International law enforcement is protected from prosecution for such crimes, having been granted complete and total immunity in the course of their tenure as peacekeepers.  That is how most got away with it.  But the corruption goes much further.

After cracking the case and the extensive violations of every legal and ethical code known to man committed by many of her co-workers, Bolkovac is fired from her post.

How is that possible?

The company who contracts the peacekeepers, called DynCorp, is a private sector corporation that sees profits in the hundreds of millions on these contracts.  They refuse to see a loss in these extensive profits. 

Lacking any other way to fight these injustices, Bolkovac takes the story public to the BBC where these events received attention on a world stage.

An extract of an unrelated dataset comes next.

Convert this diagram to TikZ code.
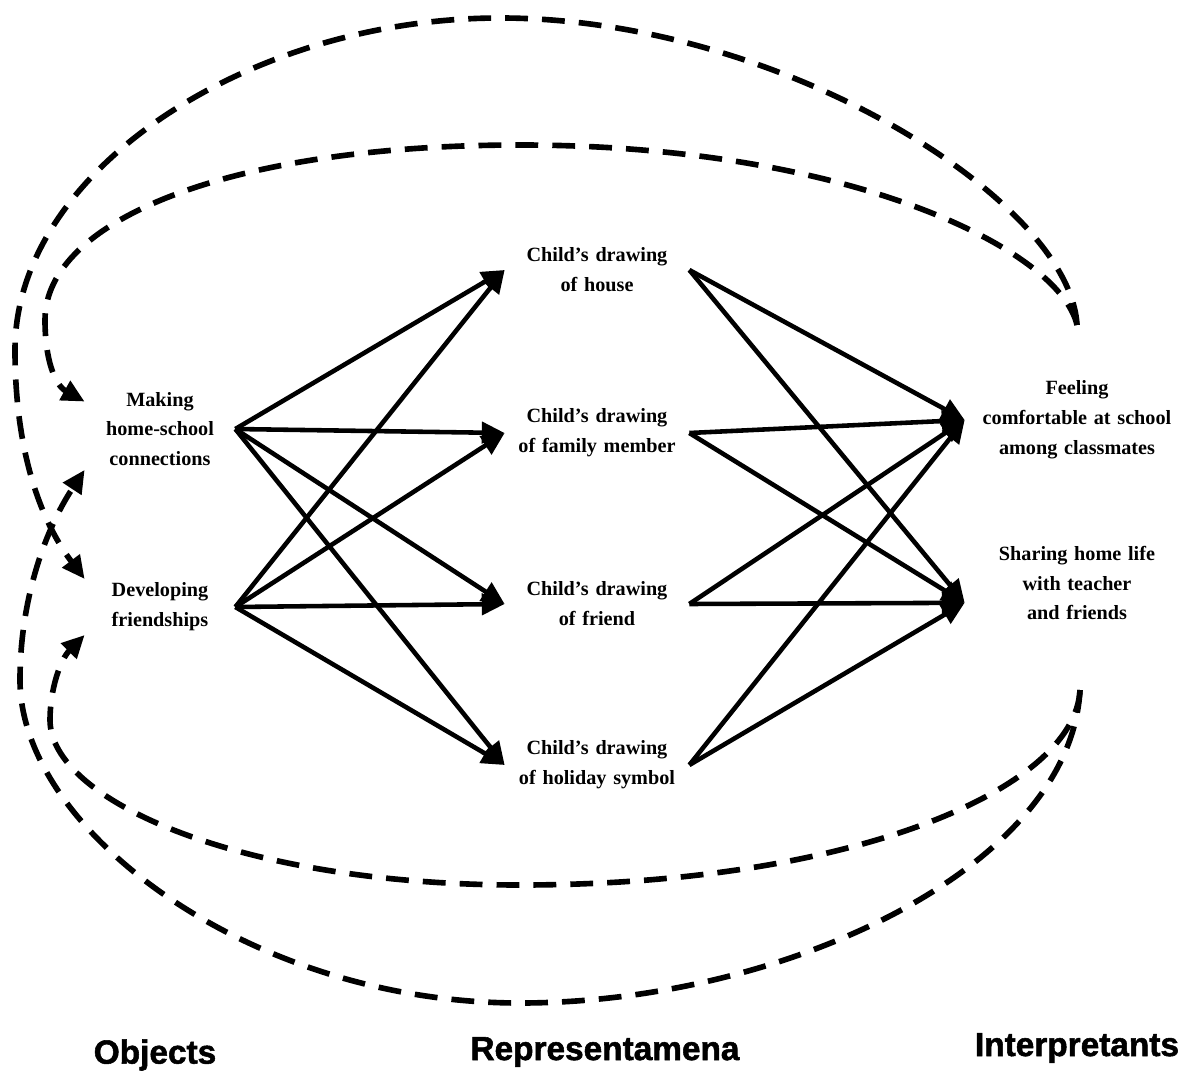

Twelve years after the events of this film transpired, Bolkovac remains unable to get work in the international law enforcement community, the U.S. and other nations still contract with DynCorp, and none of the officials and officers who were party to and involved in these crimes have been tried. 

Now, I could talk to you about how the performances were, whether the film was good or bad, the importance of art in keeping is responsibility to create awareness.  Frankly, that is all completely beside the point. 

I publically sobbed watching these events on the screen.  And it’s criminal that that is all I had the power to do.  Tears in such cases are utterly meaningless.  Some people left satisfied in their scoff and returning to the making of dinner plans that had occupied their thoughts before the film began.

I don’t mean to stand on a soapbox and preach morals.  But I’m afraid that I can’t just go to dinner either.
It doesn’t matter if the movie is good, bad, shocking, moving, or any other adjective applied too liberally to works of art. The Whistleblower is an important film, perhaps one of the most important made yet in this century.

See it.  Tell everyone you know to see it.  Yes, it is an extremely difficult watch (I nearly had to leave myself), but it is important that everyone who can possibly sit through it and admit to themselves what over 2.5 million people world wide have to call everyday life.   I hope it makes everyone as angry and hurt as it made me, not because I want anyone to feel badly, but because only then will anything be done about it.  Only when someone is this full of rage can they sit down and write or call your Senator, your State Rep., whoever you can think of to communicate this too.

I have no illusions of grandeur and don’t think that my blogosphere activism will stop human trafficking, corruption of officials, or any other atrocity that occurs in the world.  But I desperately hope that we can at least force our own nation, the self-titled beacon of light in the world, to stop being party to it.